■ **THE PROBLEM**
Write out the listing below in full and exactly, leaving out every picture.

■ **GIVEN DATA**
■ ■ ■

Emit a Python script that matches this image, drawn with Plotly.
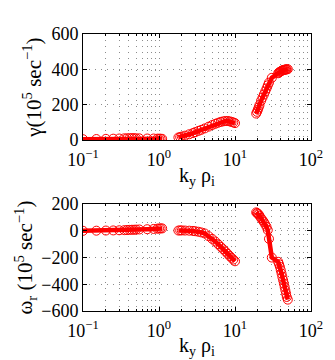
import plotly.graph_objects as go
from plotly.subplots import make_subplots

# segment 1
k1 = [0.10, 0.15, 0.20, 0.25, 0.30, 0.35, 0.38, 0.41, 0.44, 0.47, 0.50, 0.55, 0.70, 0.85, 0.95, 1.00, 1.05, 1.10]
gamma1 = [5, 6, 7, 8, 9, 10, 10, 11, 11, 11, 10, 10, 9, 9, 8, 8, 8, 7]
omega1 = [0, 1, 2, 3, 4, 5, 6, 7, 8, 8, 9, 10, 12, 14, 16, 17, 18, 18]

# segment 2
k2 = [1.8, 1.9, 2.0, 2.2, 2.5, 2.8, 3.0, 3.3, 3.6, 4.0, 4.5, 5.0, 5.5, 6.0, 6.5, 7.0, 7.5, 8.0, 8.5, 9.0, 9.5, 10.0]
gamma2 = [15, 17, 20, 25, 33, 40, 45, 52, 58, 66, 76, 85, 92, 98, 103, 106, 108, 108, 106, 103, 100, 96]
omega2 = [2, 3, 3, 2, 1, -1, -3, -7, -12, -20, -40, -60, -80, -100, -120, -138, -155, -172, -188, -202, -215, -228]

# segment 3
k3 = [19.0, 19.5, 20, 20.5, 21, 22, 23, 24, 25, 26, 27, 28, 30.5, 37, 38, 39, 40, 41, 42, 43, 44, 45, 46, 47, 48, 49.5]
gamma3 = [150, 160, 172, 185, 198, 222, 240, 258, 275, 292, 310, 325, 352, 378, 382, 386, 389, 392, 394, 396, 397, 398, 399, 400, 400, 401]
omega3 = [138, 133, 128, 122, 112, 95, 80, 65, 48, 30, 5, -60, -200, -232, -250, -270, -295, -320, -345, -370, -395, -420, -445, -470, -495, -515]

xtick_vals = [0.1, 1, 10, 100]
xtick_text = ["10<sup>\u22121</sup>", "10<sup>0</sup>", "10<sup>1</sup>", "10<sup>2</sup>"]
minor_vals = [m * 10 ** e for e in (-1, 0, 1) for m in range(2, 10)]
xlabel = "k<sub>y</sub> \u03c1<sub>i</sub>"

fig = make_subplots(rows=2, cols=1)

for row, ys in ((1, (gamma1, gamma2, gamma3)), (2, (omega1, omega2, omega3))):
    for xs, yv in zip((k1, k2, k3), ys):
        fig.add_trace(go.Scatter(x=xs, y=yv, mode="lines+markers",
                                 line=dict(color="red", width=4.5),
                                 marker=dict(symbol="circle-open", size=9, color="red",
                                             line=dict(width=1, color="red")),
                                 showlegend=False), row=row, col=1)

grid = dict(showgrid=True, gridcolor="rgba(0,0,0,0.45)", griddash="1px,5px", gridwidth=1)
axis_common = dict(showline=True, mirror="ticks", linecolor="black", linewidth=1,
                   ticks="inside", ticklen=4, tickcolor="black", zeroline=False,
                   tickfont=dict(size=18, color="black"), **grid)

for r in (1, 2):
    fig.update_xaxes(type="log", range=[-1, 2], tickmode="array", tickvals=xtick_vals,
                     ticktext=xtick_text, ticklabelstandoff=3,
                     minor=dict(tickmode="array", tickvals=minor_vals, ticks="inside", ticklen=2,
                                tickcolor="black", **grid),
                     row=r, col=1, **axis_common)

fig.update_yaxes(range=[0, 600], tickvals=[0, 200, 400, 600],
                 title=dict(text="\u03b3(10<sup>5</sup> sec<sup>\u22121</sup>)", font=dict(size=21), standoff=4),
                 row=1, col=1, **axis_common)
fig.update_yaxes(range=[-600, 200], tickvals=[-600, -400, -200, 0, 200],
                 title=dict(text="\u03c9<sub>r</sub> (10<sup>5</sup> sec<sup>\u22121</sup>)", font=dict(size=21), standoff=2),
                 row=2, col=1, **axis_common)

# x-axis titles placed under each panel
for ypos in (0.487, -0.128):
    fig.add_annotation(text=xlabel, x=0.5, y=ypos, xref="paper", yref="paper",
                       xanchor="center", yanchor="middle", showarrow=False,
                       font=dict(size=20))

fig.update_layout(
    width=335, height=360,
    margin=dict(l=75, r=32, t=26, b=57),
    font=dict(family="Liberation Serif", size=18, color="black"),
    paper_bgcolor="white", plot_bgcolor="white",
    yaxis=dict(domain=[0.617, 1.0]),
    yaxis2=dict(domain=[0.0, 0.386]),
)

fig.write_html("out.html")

■ ■ ■

■ **TASK RESPONSE**
Emit a Python script that matches this image, drawn with Plotly.
import plotly.graph_objects as go
from plotly.subplots import make_subplots

# segment 1
k1 = [0.10, 0.15, 0.20, 0.25, 0.30, 0.35, 0.38, 0.41, 0.44, 0.47, 0.50, 0.55, 0.70, 0.85, 0.95, 1.00, 1.05, 1.10]
gamma1 = [5, 6, 7, 8, 9, 10, 10, 11, 11, 11, 10, 10, 9, 9, 8, 8, 8, 7]
omega1 = [0, 1, 2, 3, 4, 5, 6, 7, 8, 8, 9, 10, 12, 14, 16, 17, 18, 18]

# segment 2
k2 = [1.8, 1.9, 2.0, 2.2, 2.5, 2.8, 3.0, 3.3, 3.6, 4.0, 4.5, 5.0, 5.5, 6.0, 6.5, 7.0, 7.5, 8.0, 8.5, 9.0, 9.5, 10.0]
gamma2 = [15, 17, 20, 25, 33, 40, 45, 52, 58, 66, 76, 85, 92, 98, 103, 106, 108, 108, 106, 103, 100, 96]
omega2 = [2, 3, 3, 2, 1, -1, -3, -7, -12, -20, -40, -60, -80, -100, -120, -138, -155, -172, -188, -202, -215, -228]

# segment 3
k3 = [19.0, 19.5, 20, 20.5, 21, 22, 23, 24, 25, 26, 27, 28, 30.5, 37, 38, 39, 40, 41, 42, 43, 44, 45, 46, 47, 48, 49.5]
gamma3 = [150, 160, 172, 185, 198, 222, 240, 258, 275, 292, 310, 325, 352, 378, 382, 386, 389, 392, 394, 396, 397, 398, 399, 400, 400, 401]
omega3 = [138, 133, 128, 122, 112, 95, 80, 65, 48, 30, 5, -60, -200, -232, -250, -270, -295, -320, -345, -370, -395, -420, -445, -470, -495, -515]

xtick_vals = [0.1, 1, 10, 100]
xtick_text = ["10<sup>\u22121</sup>", "10<sup>0</sup>", "10<sup>1</sup>", "10<sup>2</sup>"]
minor_vals = [m * 10 ** e for e in (-1, 0, 1) for m in range(2, 10)]
xlabel = "k<sub>y</sub> \u03c1<sub>i</sub>"

fig = make_subplots(rows=2, cols=1)

for row, ys in ((1, (gamma1, gamma2, gamma3)), (2, (omega1, omega2, omega3))):
    for xs, yv in zip((k1, k2, k3), ys):
        fig.add_trace(go.Scatter(x=xs, y=yv, mode="lines+markers",
                                 line=dict(color="red", width=4.5),
                                 marker=dict(symbol="circle-open", size=9, color="red",
                                             line=dict(width=1, color="red")),
                                 showlegend=False), row=row, col=1)

grid = dict(showgrid=True, gridcolor="rgba(0,0,0,0.45)", griddash="1px,5px", gridwidth=1)
axis_common = dict(showline=True, mirror="ticks", linecolor="black", linewidth=1,
                   ticks="inside", ticklen=4, tickcolor="black", zeroline=False,
                   tickfont=dict(size=18, color="black"), **grid)

for r in (1, 2):
    fig.update_xaxes(type="log", range=[-1, 2], tickmode="array", tickvals=xtick_vals,
                     ticktext=xtick_text, ticklabelstandoff=3,
                     minor=dict(tickmode="array", tickvals=minor_vals, ticks="inside", ticklen=2,
                                tickcolor="black", **grid),
                     row=r, col=1, **axis_common)

fig.update_yaxes(range=[0, 600], tickvals=[0, 200, 400, 600],
                 title=dict(text="\u03b3(10<sup>5</sup> sec<sup>\u22121</sup>)", font=dict(size=21), standoff=4),
                 row=1, col=1, **axis_common)
fig.update_yaxes(range=[-600, 200], tickvals=[-600, -400, -200, 0, 200],
                 title=dict(text="\u03c9<sub>r</sub> (10<sup>5</sup> sec<sup>\u22121</sup>)", font=dict(size=21), standoff=2),
                 row=2, col=1, **axis_common)

# x-axis titles placed under each panel
for ypos in (0.487, -0.128):
    fig.add_annotation(text=xlabel, x=0.5, y=ypos, xref="paper", yref="paper",
                       xanchor="center", yanchor="middle", showarrow=False,
                       font=dict(size=20))

fig.update_layout(
    width=335, height=360,
    margin=dict(l=75, r=32, t=26, b=57),
    font=dict(family="Liberation Serif", size=18, color="black"),
    paper_bgcolor="white", plot_bgcolor="white",
    yaxis=dict(domain=[0.617, 1.0]),
    yaxis2=dict(domain=[0.0, 0.386]),
)

fig.write_html("out.html")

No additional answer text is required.